Ces dernières années, l’Arabie saoudite a levé le blocus imposé au Qatar, entamé des négociations avec les Houthis, les rebelles qu’elle combat au Yémen, réengagé le dialogue avec l’Iran, réintégré la Syrie dans le paysage régional, infléchi ses positions dans les dossiers irakiens et libanais ; elle tente de faire émerger un climat régional plus apaisé. Mais la crise soudanaise rappelle avec force que le monde arabe reste agité. Et les combats entre l’armée fidèle au général Al Burhan et les paramilitaires des Forces de soutien rapide du général Hemeti ont des retombées directes pour l’Arabie saoudite.
« Le Soudan est une crise importante » pour Riyad, estime Hasni Abidi. Le pays se trouve à quelques encablures de l’Arabie saoudite, de l’autre côté de la mer Rouge. Or, ce littoral est au cœur de la vision 2030 de Mohamed ben Salman : plusieurs projets doivent voir le jour sur ses côtes. « Personne ne veut voir une Syrie, ou un scénario à la syrienne, sur son palier » abonde Aziz Alghashian.
Les autorités saoudiennes se sont rapidement saisies du dossier. Riyad a évacué plus de 8 500 personnes du pays. Mais surtout, il y a une « initiative renouvelée des Saoudiens et du prince héritier pour convaincre les deux belligérants de négocier une trêve humanitaire qui pourrait déboucher sur un accord politique pour un cessez-le-feu » souligne Hasni Abidi, le directeur du Cermam. « Ce n’est pas encore gagné. Mais il y a un engagement de l’Arabie saoudite sur le dossier soudanais et je pense que Riyad est mieux placé que ses pairs arabes pour intervenir et agir comme médiateur majeur dans ce dossier. »
Le dossier palestinien revient comme une préoccupation majeure
« Le quad – c’est-à-dire les Emirats Arabes Unis, l’Arabie saoudite, le Royaume-Uni et les Etats-Unis – s’est saisi du dossier soudanais.

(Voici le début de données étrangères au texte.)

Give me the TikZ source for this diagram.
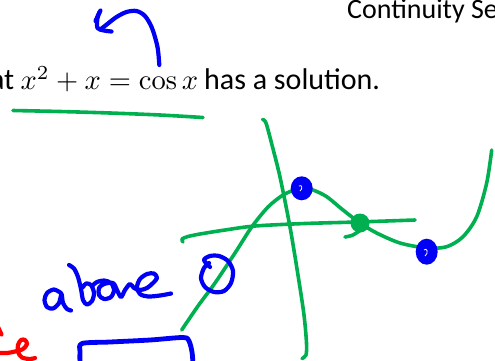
\documentclass[tikz,border=0pt]{standalone}
\usepackage[no-math]{fontspec}
\usepackage{graphicx}
\setmainfont{Carlito}
\definecolor{ink green}{RGB}{0,176,80}
\definecolor{ink blue}{RGB}{0,0,245}
\definecolor{ink red}{RGB}{255,0,0}
\begin{document}
\begin{tikzpicture}[x=1pt,y=-1pt,
  greenpen/.style={draw=ink green,line width=3.6pt,line cap=round,line join=round},
  bluepen/.style={draw=ink blue,line width=4.2pt,line cap=round,line join=round},
  redpen/.style={draw=ink red,line width=4.2pt,line cap=round,line join=round},
  titletext/.style={inner sep=0pt,font=\fontsize{28}{34}\selectfont},
  bodytext/.style={inner sep=0pt,font=\fontsize{30}{36}\selectfont}]
\useasboundingbox (0,0) rectangle (495,360);
\fill[white] (0,0) rectangle (495,360);

% texts
\node[titletext,anchor=base west] (title) at (347,18) {Continuity Se};
\node[bodytext,anchor=base east] (that) at (14.5,89.5) {that};
\node[inner sep=0pt,anchor=base west] (eq) at (20.5,89.5) {\scalebox{2.85}{$x^2+x=\cos x$}};
\node[bodytext,anchor=base west] (sol) at (204,89.5) {has a solution.};

% green underline
\draw[greenpen] plot[smooth] coordinates {(13,110.5) (60,111.5) (110,113) (160,115) (203,117.5)};

% blue arrow
\draw[bluepen] plot[smooth] coordinates {(159.3,65) (157.5,47) (152,28) (145,16) (136.5,11) (126.5,12) (116.5,17) (108,23.5) (101,29)};
\draw[bluepen] plot[smooth] coordinates {(100.5,10.5) (97.5,18) (97.5,28) (104,30.5) (111.5,31.5)};
\draw[bluepen] (99.5,12) -- (95.5,21);

% axes
\draw[greenpen] plot[smooth] coordinates {(262.5,119.5) (266,123) (272,145) (280,177) (290,227) (298.3,277) (304,315) (306.5,343) (306,355) (302,358.5)};
\draw[greenpen] plot[smooth] coordinates {(183,242) (182,239) (188,236.5) (200,234) (225,230) (255,226) (305,223.5) (357,222) (415,220)};

% curve
\draw[greenpen] plot[smooth] coordinates {(181.7,330) (198,306) (215,283) (235,253) (251.7,227) (268,207) (283,195) (296.7,189) (302,188) (313,190) (326.7,196.7) (343,210) (360,223) (376.7,233) (400,243) (426.7,248) (446.7,246.7) (463,236.7) (476.7,216.7) (486.7,183) (491.7,150)};

% green dot
\fill[ink green] (360,223) circle[radius=9.5pt];
\draw[greenpen] plot[smooth] coordinates {(345,237) (353,235) (362,229)};

% blue dots
\fill[ink blue] (301.7,188.3) ellipse[x radius=11pt,y radius=12pt];
\draw[white,line width=0.8pt] (299,186) .. controls (302,184) and (303,189) .. (300,191);
\fill[ink blue] (426.7,251.7) ellipse[x radius=11pt,y radius=13pt];
\draw[white,line width=0.8pt] (424,250) .. controls (427,247) and (429,253) .. (425,256);

% blue circle
\draw[bluepen] plot[smooth] coordinates {(210,267) (204,260) (210,256) (219,256) (228,261) (233,271) (231,283) (224,291) (214,292) (205,287) (201,278) (204,268) (209,263)};

% above
\draw[bluepen] plot[smooth] coordinates {(61,293) (54,289.5) (47,293) (44.5,300) (47,307) (53,308.5) (59,303) (61.5,294) (63,303) (67,309) (71,310.5)};
\draw[bluepen] plot[smooth] coordinates {(69,265) (74,268.5) (78,277) (81,289) (83,300) (87,304.5) (92,301) (94,293) (91,285) (86,283.5) (83,287)};
\draw[bluepen] plot[smooth] coordinates {(92,286) (97,282) (104,280.5) (111,283) (114,290) (111,297) (104,299) (99,295) (99,288) (104,284) (113,283) (117,290) (121,297) (125,290) (130,284) (134,288) (140,290) (147,288) (153,283) (157,278) (154,273.5) (147,274) (140,279) (137,287) (140,294) (148,296.5) (160,295.5) (171,293.5)};

% blue bracket
\draw[bluepen,line width=4.8pt] plot[smooth] coordinates {(80,364) (80,352) (82,343.5) (110,342) (150,340) (183,337.5) (189,341) (192,352) (193,364)};

% red scribble
\draw[redpen] (-2,327) -- (1.5,334.5);
\draw[redpen] plot[smooth] coordinates {(-3,353) (7,353) (15,351.5) (23,349) (27,344) (25,340) (21,340) (18,345) (18,352) (22,357.5) (30,359) (35,358)};
\end{tikzpicture}
\end{document}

Mais c’est l’Arabie saoudite qui est à la manœuvre au sein de ce groupe », indique Aziz Alghashian pour qui le pays « devrait capitaliser sur ces efforts au sein de la Ligue arabe ». Lors de ce sommet de Jeddah, Riyad devrait obtenir un soutien des autres pays de la région pour mener les négociations, obtenir un mandat de l’organisation. « Nous devrions voir une approche régionale et non plus bilatérale ou trilatérale » anticipe le chercheur saoudien.

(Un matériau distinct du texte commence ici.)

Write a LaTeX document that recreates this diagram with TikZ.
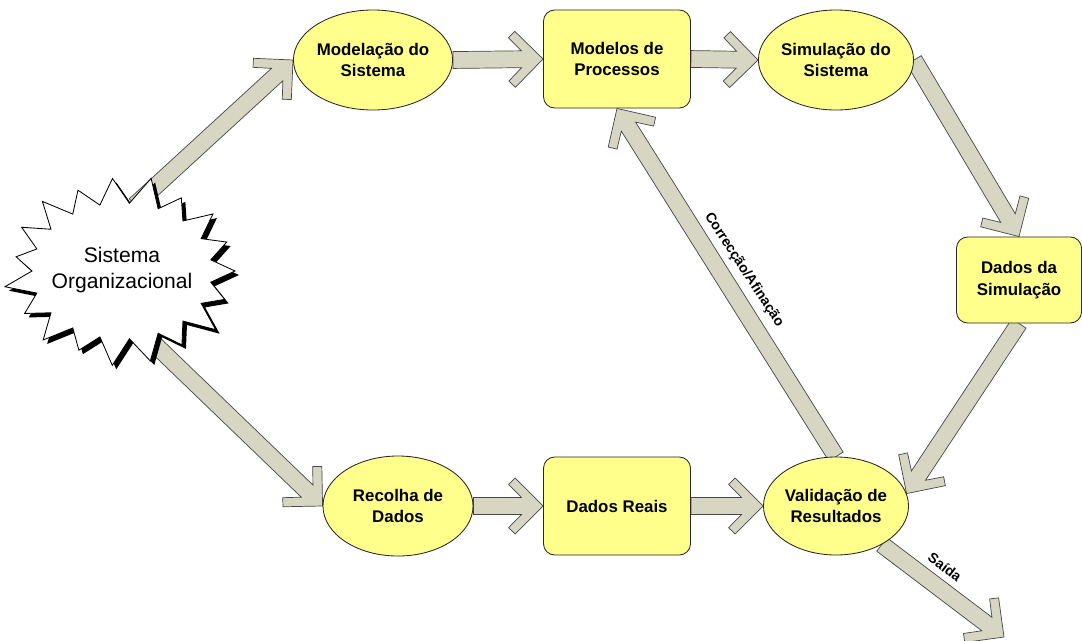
\documentclass[tikz,border=0pt]{standalone}
\usepackage{fontspec}
\setmainfont{Liberation Sans}
\usetikzlibrary{calc,shapes.geometric,backgrounds}

\definecolor{nodefill}{RGB}{255,255,140}
\definecolor{arrowfill}{RGB}{214,214,194}
\definecolor{arrowline}{RGB}{70,70,70}

\tikzset{
  proc/.style={ellipse, draw=black!85, line width=0.6pt, fill=nodefill,
    minimum width=3.75cm, minimum height=2.5cm, inner sep=0pt, align=center,
    font=\bfseries\fontsize{12}{15.5}\selectfont},
  store/.style={rectangle, rounded corners=8pt, draw=black!85, line width=0.6pt,
    fill=nodefill, minimum width=3.675cm, minimum height=2.45cm, inner sep=0pt,
    align=center, font=\bfseries\fontsize{12}{15.5}\selectfont},
  burstlabel/.style={align=center, inner sep=0pt, font=\fontsize{15}{18}\selectfont},
  burstline/.style={fill=white, draw=black, line width=0.6pt, line join=miter},
  burstshadow/.style={fill=black},
  fatarrow/.style={fill=arrowfill, draw=arrowline, line width=0.5pt, line join=miter},
  arrowlabel/.style={font=\bfseries\fontsize{10}{12}\selectfont, inner sep=0pt}
}

% jagged outline: 19 spikes on an ellipse, each with its own reach
\newcommand\burstpath{%
  (-9.47:90 and 68)
  \foreach \k/\f in {0/1.00, 1/0.96, 2/1.05, 3/0.97, 4/1.02, 5/1.04,
                     6/0.95, 7/1.03, 8/0.98, 9/1.05, 10/0.95, 11/1.01,
                     12/1.04, 13/0.97, 14/1.02, 15/1.05, 16/0.96, 17/1.02, 18/0.98}
    { -- ({\k*18.947}:{113*\f} and {91*\f}) -- ({\k*18.947+9.47}:90 and 68) }
  -- cycle}

% thick block arrow with an open chevron head, from #1 to the tip #2
\newcommand\fatarrow[2]{%
  \coordinate (fa-a) at (#1);
  \coordinate (fa-b) at (#2);
  \coordinate (fa-s) at ($(fa-b)!15.3pt!(fa-a)$);
  \coordinate (fa-c) at ($(fa-b)!19.9pt!(fa-a)$);
  \coordinate (fa-d) at ($(fa-b)!24.5pt!(fa-a)$);
  \filldraw[fatarrow]
    ($(fa-a)!6pt!90:(fa-b)$) -- ($(fa-s)!6pt!90:(fa-b)$)
    -- ($(fa-d)!15.4pt!90:(fa-b)$) -- ($(fa-c)!19.9pt!90:(fa-b)$)
    -- (fa-b)
    -- ($(fa-c)!19.9pt!-90:(fa-b)$) -- ($(fa-d)!15.4pt!-90:(fa-b)$)
    -- ($(fa-s)!6pt!-90:(fa-b)$) -- ($(fa-a)!6pt!-90:(fa-b)$) -- cycle;
}

\begin{document}
\begin{tikzpicture}[x=0.025cm, y=-0.025cm]
  \useasboundingbox (0,0) rectangle (1082,640);

  % source: jagged burst with a hard black shadow
  \begin{scope}[shift={(126,275)}]
    \fill[burstshadow] \burstpath;
  \end{scope}
  \begin{scope}[shift={(122,271)}]
    \filldraw[burstline] \burstpath;
  \end{scope}
  \node[burstlabel] (star) at (122,270) {Sistema\\Organizacional};
  \coordinate (star-up) at (135,205);
  \coordinate (star-down) at (145,335);

  % upper path
  \node[proc]  (mod) at (373,60)  {Modelação do\\Sistema};
  \node[store] (mp)  at (617,59)  {Modelos de\\Processos};
  \node[proc]  (sim) at (836,60)  {Simulação do\\Sistema};
  \node[store, minimum width=3.125cm, minimum height=2.15cm] (dsim) at (1019,280) {Dados da\\Simulação};

  % lower path
  \node[proc]  (rec) at (398,506) {Recolha de\\Dados};
  \node[store] (dr)  at (617,506) {Dados Reais};
  \node[proc, minimum width=3.625cm, minimum height=2.45cm] (val) at (836,506) {Validação de\\Resultados};

  \coordinate (out) at (1004,637);

  \begin{pgfonlayer}{background}
    \fatarrow{star-up}{mod.west}
    \fatarrow{mod.east}{mp.west}
    \fatarrow{mp.east}{sim.west}
    \fatarrow{sim.east}{dsim.north}
    \fatarrow{dsim.south}{val.10}
    \fatarrow{val.north}{mp.south}
    \fatarrow{star-down}{rec.west}
    \fatarrow{rec.east}{dr.west}
    \fatarrow{dr.east}{val.west}
    \fatarrow{val.-40}{out}
  \end{pgfonlayer}

  \node[arrowlabel, rotate=-56.8] (fix) at (744,270) {Correcção/Afinação};
  \node[arrowlabel, rotate=-37] (saida) at (945,567) {Saída};
\end{tikzpicture}
\end{document}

Si le Soudan s’est imposé en tête de l’agenda de ce sommet, l’Arabie saoudite devrait aussi vouloir évoquer le conflit israélo-palestinien. « Ces dernières semaines, le pays a reçu aussi bien le président de l’Autorité palestinienne que les dirigeants d’autres factions palestiniennes », rappelle Hasni Abidi qui y voit un signe de l’engagement saoudien dans ce dossier. Un constat partagé par Aziz Alghashian qui évoque la perspective d’un renforcement de l’initiative de paix arabe. Ce plan de paix adopté en 2002 par l’organisation régionale à l’initiative de l’Arabie saoudite a été délaissé ces dernières années par les pays arabes qui ont privilégié des approches individuelles plutôt que collectives sur ce dossier. Mohamed ben Salman souhaite désormais la remettre sur la table. Car, estime Aziz Alghashian, « il sera très difficile de garder une image de chef du monde arabe sans avancée sur le dossier israélo-palestinien ».